Many corporate types who want to simplify their lives put their hope in telecommuting. I’m unusual in that most of my corporate life was spent telecommuting, from 1989 through 2001. And although it was a blessing in some ways, the primary difference between telecommuting and regular commuting was—surprise!—the length of the commute. It was pleasant to be at work thirty seconds after leaving home, and home thirty seconds after leaving work. And it was good to be only thirty seconds away if I needed to attend to a family matter immediately. But other than that, I might as well have been elsewhere while at work; it was a different world, and there was no way for the family to participate in what I was doing.

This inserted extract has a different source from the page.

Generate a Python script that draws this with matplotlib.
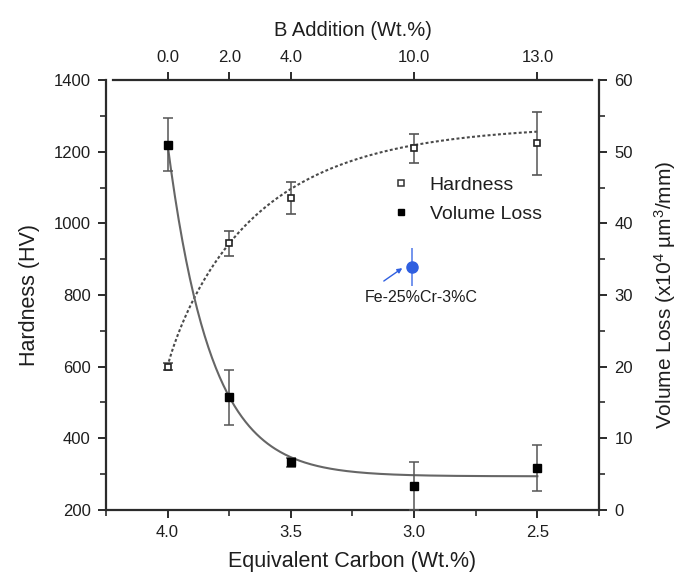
import numpy as np
import matplotlib
matplotlib.use("Agg")
import matplotlib.pyplot as plt
from matplotlib.ticker import MultipleLocator, FixedLocator
from matplotlib.lines import Line2D

plt.rcParams['font.family'] = ['Liberation Sans', 'DejaVu Sans']
plt.rcParams['mathtext.fontset'] = 'custom'
plt.rcParams['mathtext.rm'] = 'Liberation Sans'
plt.rcParams['mathtext.it'] = 'Liberation Sans'

# ---- data ----
carbon_eq = [4.0, 3.75, 3.5, 3.0, 2.5]
b_addition_labels = ["0.0", "2.0", "4.0", "10.0", "13.0"]
hardness = [600, 944, 1070, 1209, 1223]
hardness_err = [10, 36, 45, 40, 87]
volume_loss = [51.0, 15.7, 6.65, 3.35, 5.9]
volume_loss_err = [3.7, 3.8, 0.6, 3.4, 3.2]

ref_label = "Fe-25%Cr-3%C"
ref_carbon = 3.01
ref_volume = 33.9
ref_volume_err = 2.6

# fitted-curve parameters
h_inf, h_start, h_tau, h_pow = 1275.0, 600.0, 0.365, 0.9
v_inf, v_amp, v_tau = 4.7, 46.3, 0.175

TXT = "#1e1e1e"
AX = "#2b2b2b"

fig = plt.figure(figsize=(6.78, 5.88), dpi=100)
ax = fig.add_axes([0.1563, 0.1327, 0.8835 - 0.1563, 0.8639 - 0.1327])
ax2 = ax.twinx()
ax3 = ax.twiny()

xlim = (4.25, 2.25)
ax.set_xlim(*xlim)
ax.set_ylim(200, 1400)
ax2.set_ylim(0, 60)
ax3.set_xlim(*xlim)

# curves
xc = np.linspace(4.0, 2.5, 300)
d = 4.0 - xc
h_curve = h_inf - (h_inf - h_start) * np.exp(-(d / h_tau) ** h_pow)
v_curve = v_inf + v_amp * np.exp(-d / v_tau)
ax.plot(xc, h_curve, color="#4a4a4a", lw=1.5, ls=(0, (1.4, 1.1)), zorder=2)
ax2.plot(xc, v_curve, color="#666666", lw=1.5, zorder=2)

# data points
ax.errorbar(carbon_eq, hardness, yerr=hardness_err, fmt='s', ms=5,
            mfc='white', mec='#222222', mew=1.2, ecolor='#555555',
            elinewidth=1.1, capsize=3.5, capthick=1.1, zorder=4)
ax2.errorbar(carbon_eq, volume_loss, yerr=volume_loss_err, fmt='s', ms=5.5,
             mfc='black', mec='black', ecolor='#555555',
             elinewidth=1.1, capsize=3.5, capthick=1.1, zorder=4)

# reference alloy
blue = "#2f5fe0"
ax2.errorbar([ref_carbon], [ref_volume], yerr=[ref_volume_err], fmt='o', ms=8,
             color=blue, ecolor="#5b82ea", elinewidth=1.2, capsize=0, zorder=5)
ax2.annotate("", xy=(ref_carbon + 0.038, ref_volume - 0.15),
             xytext=(ref_carbon + 0.113, ref_volume - 1.95),
             arrowprops=dict(arrowstyle='-|>', color=blue, lw=1.0,
                             mutation_scale=7, shrinkA=0, shrinkB=0), zorder=5)
ax2.text(2.972, 29.7, ref_label, fontsize=11.5, color=TXT,
         ha='center', va='center')

# legend
handles = [
    Line2D([], [], ls='none', marker='s', ms=4.5, mfc='white', mec='#333333', mew=1.1),
    Line2D([], [], ls='none', marker='s', ms=5, mfc='black', mec='black'),
]
leg = ax2.legend(handles, ["Hardness", "Volume Loss"], loc='upper left',
                 bbox_to_anchor=(0.578, 0.777), frameon=False, fontsize=14,
                 handlelength=1.0, handletextpad=1.0, labelspacing=0.6,
                 borderaxespad=0, borderpad=0)
for t in leg.get_texts():
    t.set_color(TXT)

# axes styling
for a in (ax, ax2, ax3):
    for s in a.spines.values():
        s.set_visible(False)
        s.set_linewidth(1.6)
        s.set_color(AX)

ax.spines['left'].set_visible(True)
ax.spines['bottom'].set_visible(True)
ax2.spines['right'].set_visible(True)
ax3.spines['top'].set_visible(True)
ax3.spines['top'].set_bounds(4.222, 2.278)

ax.xaxis.set_major_locator(FixedLocator([4.0, 3.5, 3.0, 2.5]))
ax.xaxis.set_minor_locator(MultipleLocator(0.25))
ax.set_xticklabels(["4.0", "3.5", "3.0", "2.5"])
ax.yaxis.set_major_locator(MultipleLocator(200))
ax.yaxis.set_minor_locator(MultipleLocator(100))
ax2.yaxis.set_major_locator(MultipleLocator(10))
ax2.yaxis.set_minor_locator(MultipleLocator(5))
ax3.xaxis.set_major_locator(FixedLocator(carbon_eq))
ax3.set_xticklabels(b_addition_labels)
ax3.xaxis.set_minor_locator(FixedLocator([]))

ax.tick_params(axis='both', which='major', direction='out', length=6, width=1.4,
               color=AX, labelsize=12, labelcolor=TXT, pad=5)
ax.tick_params(axis='both', which='minor', direction='out', length=4, width=1.2, color=AX)
ax.tick_params(axis='x', top=False)
ax.tick_params(axis='y', right=False)
ax2.tick_params(axis='y', which='major', direction='out', length=6, width=1.4,
                color=AX, labelsize=12, labelcolor=TXT, pad=5)
ax2.tick_params(axis='y', which='minor', direction='out', length=4, width=1.2, color=AX)
ax3.tick_params(axis='x', which='major', direction='out', length=6, width=1.4,
                color=AX, labelsize=12, labelcolor=TXT, pad=5)

ax.set_xlabel("Equivalent Carbon (Wt.%)", fontsize=15.5, color=TXT, labelpad=8)
ax.set_ylabel("Hardness (HV)", fontsize=15.5, color=TXT, labelpad=10)
ax2.set_ylabel(r"Volume Loss (x10$^{4}$ µm$^{3}$/mm)", fontsize=15, color=TXT,
               labelpad=14)
ax3.set_xlabel("B Addition (Wt.%)", fontsize=14.5, color=TXT, labelpad=10)

fig.savefig("out.png", dpi=100, facecolor='white')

When I talk about how we’ve simplified our lives by giving up on doing work for hire and starting our own home-based business, folks are puzzled—surely life is more complex, not simpler, when you take on all the duties involved in running a business, duties that used to be taken care of by others while you focused on executing your own small function in the corporate machine.
I try to explain the reasons that things really are simpler. For one, even though I have many new areas of responsibility when running my own business, each of them is much smaller in scope and complexity than those jobs were at my old company; planning is simpler, execution is simpler, customer service is simpler, finances are simpler. For another, I am in control of all aspects of how the business operates; I decide how grand or how modest the plans will be, whether they will be executed quickly or slowly, how the customers will be treated, how deeply the finances will be tracked and analyzed. Crazy goals or missed deadlines or angry customers or shortfalls in income are no longer mysteries to be pondered, since I created them all myself.
Still, I’ll grant that more time and energy are required to get a business up and running than to continue punching a clock, enough to be a net loss to family life in the short term. Our way of addressing that problem has been simple—we’ve made the business part of family life. Some businesses can’t be run with the aid of the family, and it would certainly be possible to run our business without enlisting the family’s aid. But we deliberately chose a business where the family could participate, and we have grown in ways that allow family participation to increase. One obvious simplification that results: the workers are partners rather than employees, all of them vested in the success of the business, and therefore none of them need any special motivation to perform their work well.
Anyone thinking about switching about corporate life to a home-based business as a way of simplifying needs to think carefully about how their family might participate in the work. Active participation on their part will not only increase the scope of the work you can take on, it will strengthen your home life as the entire family works to build a legacy that can be enjoyed now and passed on to future generations. Successes and failures, joys and sorrows can be shared openly and fully. From the youngest to the oldest, everyone will have made a meaningful contribution to the result.
The lack of a thriving family economy is a fundamental obstacle to certain kinds of godly living; I’ve written about this here and here. Even though my own family is fairly deeply involved in the operation of our business, their involvement is feeble compared to that which seems to be essential to the operation of a multi-generational small scale family farm. We continue to look to such a farm as a model of the kind of family economy we want to create—and we continue to wonder if a family farm is the only way to get there.
I’ve been reading Joel Salatin’s articles on holistic farm management, and on allowing his children to start up various “holons” within the family business.
It seems like a wonderful way to allow children to get involved, take their own responsibility for a piece of the business, without risking the rest of the business if it doesn’t work out. It also allows children to grow into a larger “piece of the action” as they get older and more capable, and also to focus their efforts in an area where they have a special interest and/or ability.